● TASK TO CARRY OUT
Begin at the first line of the data and copy each line through the one containing "0.005, 0.001, 0.0]", that line included, with no pictures.

● MATERIAL PROVIDED
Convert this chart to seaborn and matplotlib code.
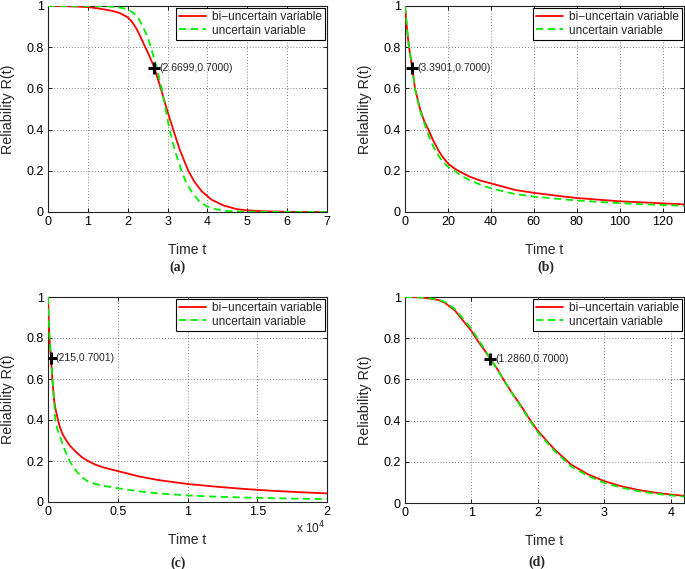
import matplotlib
matplotlib.use("Agg")
import matplotlib.pyplot as plt
import seaborn as sns
import pandas as pd

sns.set_theme(style="ticks")
plt.rcParams["font.family"] = ["Liberation Sans", "DejaVu Sans"]

# ---- data (t, R(t)) ----
# (a)
a_t_bi = [0, 0.5, 1.0, 1.3, 1.6, 1.8, 2.0, 2.1, 2.22, 2.31, 2.44, 2.55, 2.6699, 2.83, 2.98,
          3.14, 3.31, 3.52, 3.68, 3.86, 4.1, 4.4, 4.73, 5.0, 5.5, 6.0, 7.0]
a_r_bi = [1.0, 0.999, 0.995, 0.987, 0.977, 0.966, 0.945, 0.925, 0.89, 0.855, 0.80, 0.755,
          0.70, 0.60, 0.50, 0.40, 0.30, 0.20, 0.145, 0.10, 0.06, 0.032, 0.014, 0.008, 0.003,
          0.001, 0.0]
a_t_un = [0, 1.0, 1.5, 1.8, 2.0, 2.15, 2.27, 2.39, 2.5, 2.58, 2.73, 2.85, 2.95, 3.05, 3.18,
          3.35, 3.47, 3.6, 3.8, 3.98, 4.2, 4.48, 5.0, 7.0]
a_r_un = [1.0, 1.0, 0.998, 0.992, 0.985, 0.965, 0.94, 0.895, 0.85, 0.80, 0.70, 0.60, 0.50,
          0.40, 0.30, 0.20, 0.14, 0.10, 0.05, 0.028, 0.014, 0.005, 0.001, 0.0]

# (b)
b_t_bi = [0, 1, 1.86, 3.3901, 4.66, 7.0, 9.0, 10.9, 13.0, 15.5, 17.5, 20, 22.5, 24.8, 30,
          35, 40, 51.3, 60, 70, 80, 90, 100, 110, 120, 130]
b_r_bi = [1.0, 0.88, 0.80, 0.70, 0.60, 0.50, 0.44, 0.40, 0.35, 0.30, 0.268, 0.236, 0.215,
          0.20, 0.172, 0.153, 0.139, 0.107, 0.093, 0.08, 0.068, 0.06, 0.052, 0.047, 0.042,
          0.037]
b_t_un = [0, 1, 1.9, 3.3901, 4.6, 6.8, 8.5, 10.1, 12.0, 14.0, 17.0, 20, 23, 26.5, 30, 35,
          40, 51.3, 60, 70, 80, 90, 100, 110, 120, 130]
b_r_un = [1.0, 0.89, 0.80, 0.70, 0.60, 0.50, 0.445, 0.40, 0.345, 0.30, 0.252, 0.22, 0.20,
          0.175, 0.155, 0.133, 0.115, 0.087, 0.075, 0.065, 0.056, 0.049, 0.043, 0.038, 0.034,
          0.03]

# (c)
c_t_bi = [0, 50, 100, 215, 310, 430, 550, 717, 850, 1000, 1150, 1314, 1600, 2000, 2400,
          2867, 3400, 4000, 5000, 6500, 7900, 10000, 12000, 14000, 16000, 18000, 20000]
c_r_bi = [1.0, 0.88, 0.80, 0.70, 0.60, 0.50, 0.45, 0.40, 0.365, 0.338, 0.318, 0.30, 0.272,
          0.245, 0.22, 0.20, 0.182, 0.168, 0.151, 0.125, 0.107, 0.088, 0.075, 0.064, 0.055,
          0.048, 0.042]
c_t_un = [0, 50, 100, 215, 300, 430, 526, 650, 800, 956, 1250, 1553, 1800, 2100, 2450, 2867,
          3400, 4000, 5000, 6500, 7900, 10000, 12000, 14000, 16000, 18000, 20000]
c_r_un = [1.0, 0.90, 0.82, 0.71, 0.62, 0.50, 0.40, 0.36, 0.33, 0.30, 0.245, 0.20, 0.173,
          0.145, 0.12, 0.10, 0.088, 0.079, 0.067, 0.052, 0.042, 0.032, 0.026, 0.022, 0.019,
          0.016, 0.014]

# (d)
d_t = [0, 0.25, 0.5, 0.6, 0.75, 0.9, 1.0, 1.1, 1.2, 1.286, 1.4, 1.5, 1.6, 1.75, 1.9, 2.0,
       2.25, 2.5, 2.75, 3.0, 3.25, 3.5, 3.75, 4.0, 4.2]
d_r_bi = [1.0, 0.998, 0.986, 0.972, 0.935, 0.875, 0.835, 0.785, 0.74, 0.70, 0.645, 0.59,
          0.54, 0.47, 0.395, 0.35, 0.26, 0.187, 0.14, 0.106, 0.082, 0.064, 0.051, 0.041, 0.035]
d_r_un = [1.0, 0.998, 0.988, 0.976, 0.942, 0.885, 0.845, 0.795, 0.745, 0.70, 0.643, 0.59,
          0.538, 0.465, 0.39, 0.343, 0.253, 0.178, 0.132, 0.098, 0.075, 0.058, 0.046, 0.037,
          0.031]

# marked points
marks = [(2.6699, 0.7000, "(2.6699,0.7000)"),
         (3.3901, 0.7000, "(3.3901,0.7000)"),
         (215, 0.7001, "(215,0.7001)"),
         (1.2860, 0.7000, "(1.2860,0.7000)")]

panels = [
    (a_t_bi, a_r_bi, a_t_un, a_r_un),
    (b_t_bi, b_r_bi, b_t_un, b_r_un),
    (c_t_bi, c_r_bi, c_t_un, c_r_un),
    (d_t, d_r_bi, d_t, d_r_un),
]
xlims = [(0, 7), (0, 130), (0, 20000), (0, 4.2)]
xticks = [[0, 1, 2, 3, 4, 5, 6, 7],
          [0, 20, 40, 60, 80, 100, 120],
          [0, 5000, 10000, 15000, 20000],
          [0, 1, 2, 3, 4]]
xticklabels = [None, None, ["0", "0.5", "1", "1.5", "2"], None]
yticks = [0, 0.2, 0.4, 0.6, 0.8, 1.0]
yticklabels = ["0", "0.2", "0.4", "0.6", "0.8", "1"]
tags = ["(a)", "(b)", "(c)", "(d)"]

W, H = 685, 569
fig = plt.figure(figsize=(W / 100, H / 100), dpi=100)

# axes rectangles in pixels: left, top, right, bottom
rects = [(48, 6, 327, 212), (405, 6, 684, 212), (48, 297, 327, 502), (405, 297, 684, 503)]
tag_pos = [(178, 267), (546, 267), (178, 563), (537, 562)]

for i, (tb, rb, tu, ru) in enumerate(panels):
    l, t, r, b = rects[i]
    ax = fig.add_axes([l / W, 1 - b / H, (r - l) / W, (b - t) / H])
    df_bi = pd.DataFrame({"t": tb, "R": rb})
    df_un = pd.DataFrame({"t": tu, "R": ru})
    sns.lineplot(data=df_bi, x="t", y="R", ax=ax, color="#ff0000", lw=1.3,
                 label="bi\u2212uncertain variable", zorder=3)
    sns.lineplot(data=df_un, x="t", y="R", ax=ax, color="#00ee00", lw=1.3,
                 label="uncertain variable", zorder=4)
    ax.lines[1].set_dashes((4, 2.5))

    mx, my, mtxt = marks[i]
    ax.plot([mx], [my], marker="+", color="black", ms=8, mew=2.2, zorder=6)
    ax.annotate(mtxt, (mx, my), xytext=(3.5, 0), textcoords="offset points",
                fontsize=7.5, va="center", ha="left", zorder=6)

    ax.set_xlim(*xlims[i])
    ax.set_ylim(0, 1)
    ax.set_xticks(xticks[i])
    if xticklabels[i] is not None:
        ax.set_xticklabels(xticklabels[i])
    ax.set_yticks(yticks)
    ax.set_yticklabels(yticklabels)
    ax.tick_params(direction="in", length=3, width=0.6, labelsize=9, pad=3,
                   top=True, right=True, colors="black")
    ax.grid(True, linestyle=(0, (1, 2.5)), color="#555555", lw=0.6)
    for s in ax.spines.values():
        s.set_color("#222222")
        s.set_linewidth(0.8)

    ax.set_xlabel("Time t", fontsize=10)
    ax.set_ylabel("Reliability R(t)", fontsize=10.3)
    ax.xaxis.set_label_coords(0.5, -0.15)
    ax.yaxis.set_label_coords(-0.12, 0.5)

    leg = ax.legend(loc="upper right", fontsize=8.6, frameon=True, fancybox=False,
                    framealpha=1, edgecolor="black", borderaxespad=0.15,
                    handlelength=2.3, handletextpad=0.5, labelspacing=0.15,
                    borderpad=0.25)
    leg.get_frame().set_linewidth(0.8)

    fig.text(tag_pos[i][0] / W, 1 - tag_pos[i][1] / H, tags[i], ha="center", va="center",
             fontsize=10, fontweight="bold", family=["Liberation Serif", "DejaVu Serif"])

    if i == 2:
        fig.text(311 / W, 1 - 528 / H, r"x 10$^4$", ha="center", va="center", fontsize=8.5)

fig.savefig("out.png", dpi=100)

● ANSWER FOR THIS EXERCISE
Convert this chart to seaborn and matplotlib code.
import matplotlib
matplotlib.use("Agg")
import matplotlib.pyplot as plt
import seaborn as sns
import pandas as pd

sns.set_theme(style="ticks")
plt.rcParams["font.family"] = ["Liberation Sans", "DejaVu Sans"]

# ---- data (t, R(t)) ----
# (a)
a_t_bi = [0, 0.5, 1.0, 1.3, 1.6, 1.8, 2.0, 2.1, 2.22, 2.31, 2.44, 2.55, 2.6699, 2.83, 2.98,
          3.14, 3.31, 3.52, 3.68, 3.86, 4.1, 4.4, 4.73, 5.0, 5.5, 6.0, 7.0]
a_r_bi = [1.0, 0.999, 0.995, 0.987, 0.977, 0.966, 0.945, 0.925, 0.89, 0.855, 0.80, 0.755,
          0.70, 0.60, 0.50, 0.40, 0.30, 0.20, 0.145, 0.10, 0.06, 0.032, 0.014, 0.008, 0.003,
          0.001, 0.0]
a_t_un = [0, 1.0, 1.5, 1.8, 2.0, 2.15, 2.27, 2.39, 2.5, 2.58, 2.73, 2.85, 2.95, 3.05, 3.18,
          3.35, 3.47, 3.6, 3.8, 3.98, 4.2, 4.48, 5.0, 7.0]
a_r_un = [1.0, 1.0, 0.998, 0.992, 0.985, 0.965, 0.94, 0.895, 0.85, 0.80, 0.70, 0.60, 0.50,
          0.40, 0.30, 0.20, 0.14, 0.10, 0.05, 0.028, 0.014, 0.005, 0.001, 0.0]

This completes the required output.